** Begin Material shown **

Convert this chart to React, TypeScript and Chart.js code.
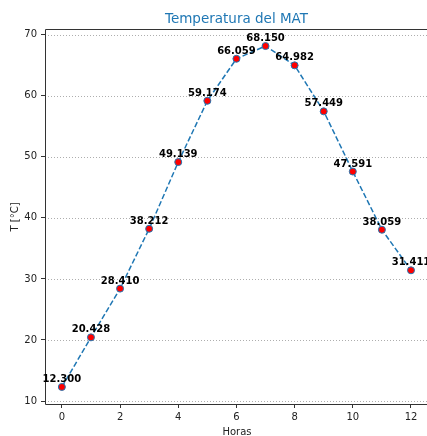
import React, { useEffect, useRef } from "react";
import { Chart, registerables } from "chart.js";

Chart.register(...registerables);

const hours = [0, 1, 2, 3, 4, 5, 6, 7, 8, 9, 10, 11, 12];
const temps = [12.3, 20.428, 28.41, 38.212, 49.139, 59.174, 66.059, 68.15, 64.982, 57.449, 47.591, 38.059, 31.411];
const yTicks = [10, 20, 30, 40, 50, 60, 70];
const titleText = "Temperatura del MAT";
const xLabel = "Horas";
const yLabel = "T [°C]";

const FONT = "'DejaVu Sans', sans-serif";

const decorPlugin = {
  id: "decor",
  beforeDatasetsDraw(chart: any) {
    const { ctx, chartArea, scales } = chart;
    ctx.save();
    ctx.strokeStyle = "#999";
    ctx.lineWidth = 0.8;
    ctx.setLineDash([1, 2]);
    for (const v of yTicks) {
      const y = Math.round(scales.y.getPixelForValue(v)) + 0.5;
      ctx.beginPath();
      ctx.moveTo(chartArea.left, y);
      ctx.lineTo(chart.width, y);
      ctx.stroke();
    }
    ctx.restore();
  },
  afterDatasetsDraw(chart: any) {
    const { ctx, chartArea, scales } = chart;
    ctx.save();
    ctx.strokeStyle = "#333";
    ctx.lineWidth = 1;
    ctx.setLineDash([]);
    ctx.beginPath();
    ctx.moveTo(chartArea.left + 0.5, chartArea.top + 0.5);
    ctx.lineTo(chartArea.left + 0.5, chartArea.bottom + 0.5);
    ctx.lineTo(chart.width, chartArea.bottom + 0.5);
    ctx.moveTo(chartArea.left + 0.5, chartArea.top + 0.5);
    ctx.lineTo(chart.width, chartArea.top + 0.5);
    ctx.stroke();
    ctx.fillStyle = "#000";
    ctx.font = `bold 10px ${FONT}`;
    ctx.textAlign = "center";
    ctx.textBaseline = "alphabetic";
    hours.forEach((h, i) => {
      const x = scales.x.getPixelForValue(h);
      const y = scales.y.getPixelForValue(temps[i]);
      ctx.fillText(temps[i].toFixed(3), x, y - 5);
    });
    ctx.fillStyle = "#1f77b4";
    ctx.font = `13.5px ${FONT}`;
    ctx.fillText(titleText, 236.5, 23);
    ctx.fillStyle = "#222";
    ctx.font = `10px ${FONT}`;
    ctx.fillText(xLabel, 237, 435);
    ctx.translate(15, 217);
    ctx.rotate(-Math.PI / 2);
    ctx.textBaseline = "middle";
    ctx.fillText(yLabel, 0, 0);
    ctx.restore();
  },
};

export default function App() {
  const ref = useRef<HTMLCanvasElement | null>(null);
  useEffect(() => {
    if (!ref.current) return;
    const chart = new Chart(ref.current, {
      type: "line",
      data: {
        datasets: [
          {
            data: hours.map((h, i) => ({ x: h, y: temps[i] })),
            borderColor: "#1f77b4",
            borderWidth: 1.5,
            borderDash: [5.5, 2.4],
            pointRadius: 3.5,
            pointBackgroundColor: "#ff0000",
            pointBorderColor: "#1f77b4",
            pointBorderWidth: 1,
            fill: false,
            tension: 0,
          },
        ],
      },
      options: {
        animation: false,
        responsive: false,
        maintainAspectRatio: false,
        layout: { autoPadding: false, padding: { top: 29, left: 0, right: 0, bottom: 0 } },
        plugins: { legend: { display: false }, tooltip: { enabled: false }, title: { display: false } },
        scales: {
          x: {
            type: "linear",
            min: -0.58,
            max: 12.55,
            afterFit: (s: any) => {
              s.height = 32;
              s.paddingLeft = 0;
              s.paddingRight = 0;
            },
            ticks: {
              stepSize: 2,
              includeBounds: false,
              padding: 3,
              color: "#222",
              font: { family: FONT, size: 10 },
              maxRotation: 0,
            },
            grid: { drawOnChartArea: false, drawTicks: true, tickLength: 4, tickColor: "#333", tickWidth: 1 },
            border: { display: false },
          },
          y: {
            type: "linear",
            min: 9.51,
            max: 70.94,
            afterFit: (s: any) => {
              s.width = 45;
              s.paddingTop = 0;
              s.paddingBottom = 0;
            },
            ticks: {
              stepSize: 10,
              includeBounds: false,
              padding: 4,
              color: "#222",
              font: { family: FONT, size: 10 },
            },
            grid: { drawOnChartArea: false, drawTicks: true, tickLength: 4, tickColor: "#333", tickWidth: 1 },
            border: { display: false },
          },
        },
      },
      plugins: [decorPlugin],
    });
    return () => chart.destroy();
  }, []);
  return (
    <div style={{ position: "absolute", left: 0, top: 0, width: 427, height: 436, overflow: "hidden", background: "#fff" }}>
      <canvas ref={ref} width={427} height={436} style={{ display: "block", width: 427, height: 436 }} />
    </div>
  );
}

** End Material shown **
** Begin Material shown **

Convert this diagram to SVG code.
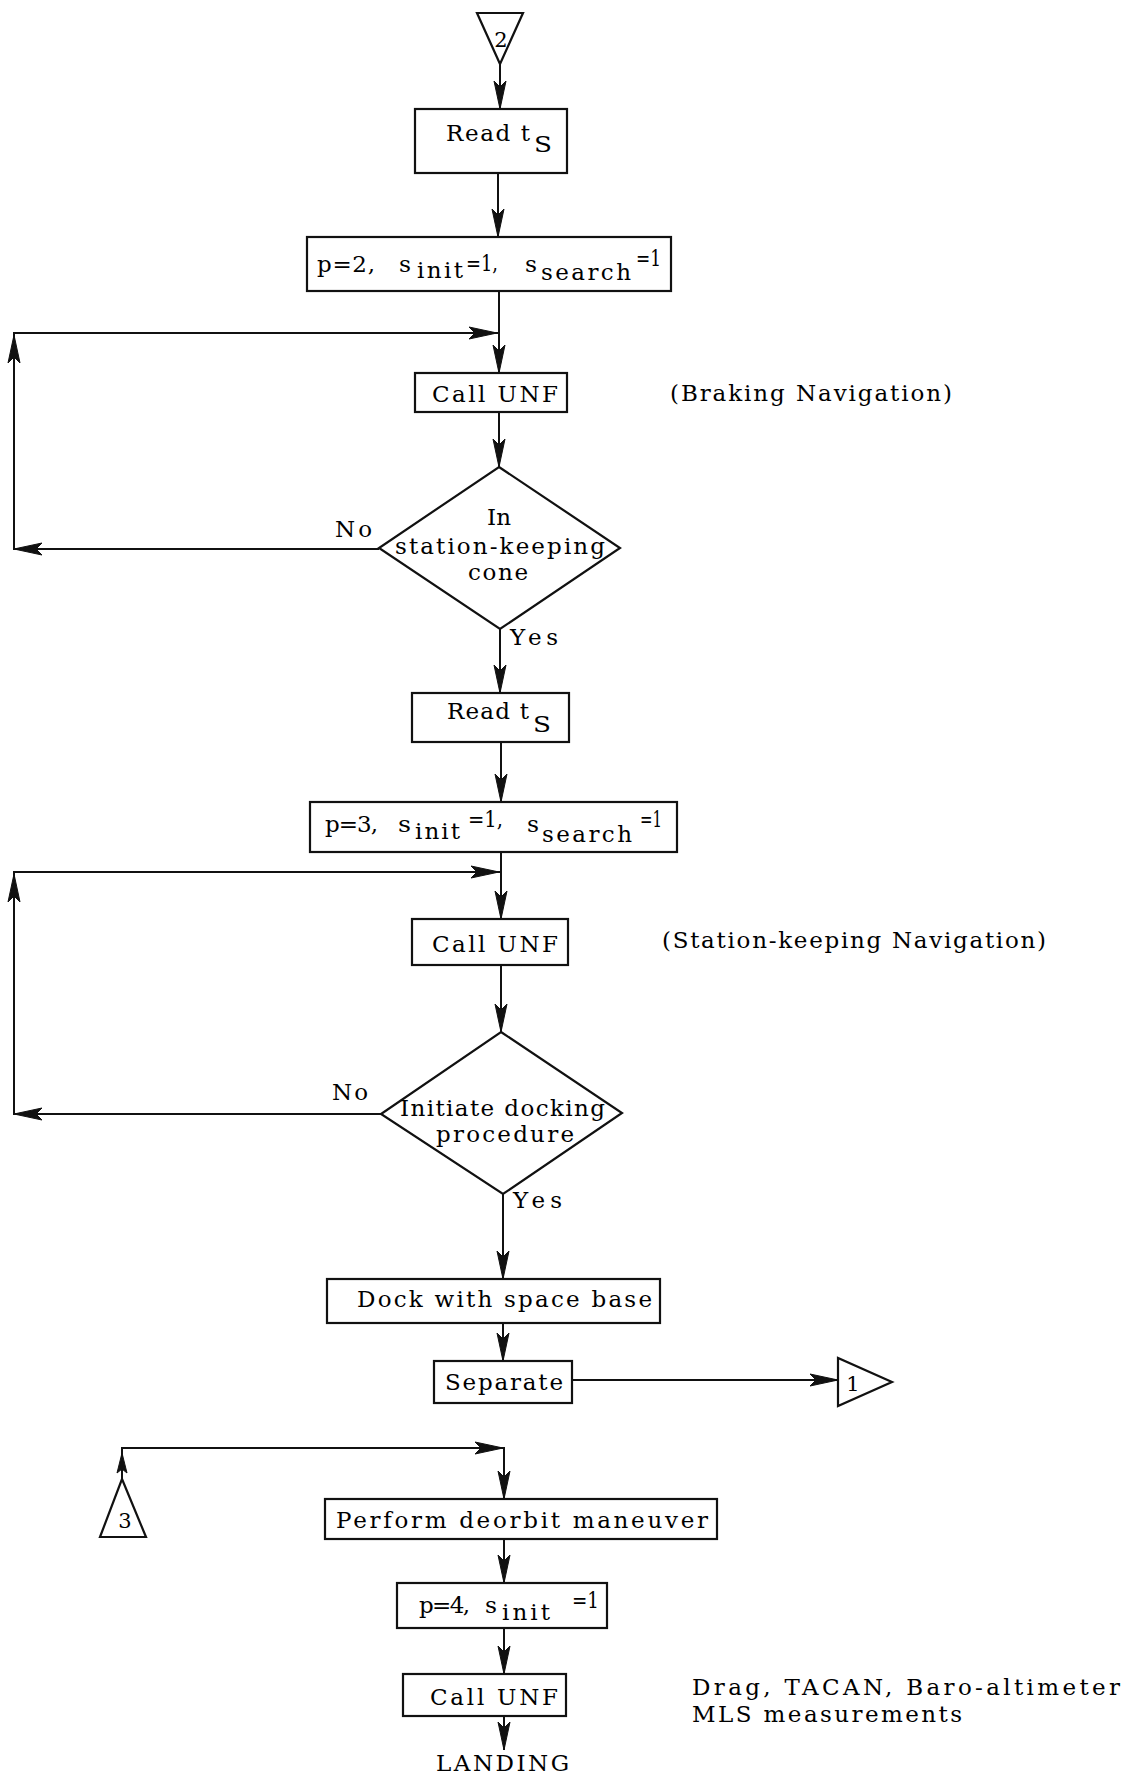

** End Material shown **

▶ [What to work on]: All lines above from the one containing "Convert this chart" through the one containing "Chart.register(...registerables);" are to be quoted exactly, and only those; pictures are left out.

▶ [Exercise answer]:
Convert this chart to React, TypeScript and Chart.js code.
import React, { useEffect, useRef } from "react";
import { Chart, registerables } from "chart.js";

Chart.register(...registerables);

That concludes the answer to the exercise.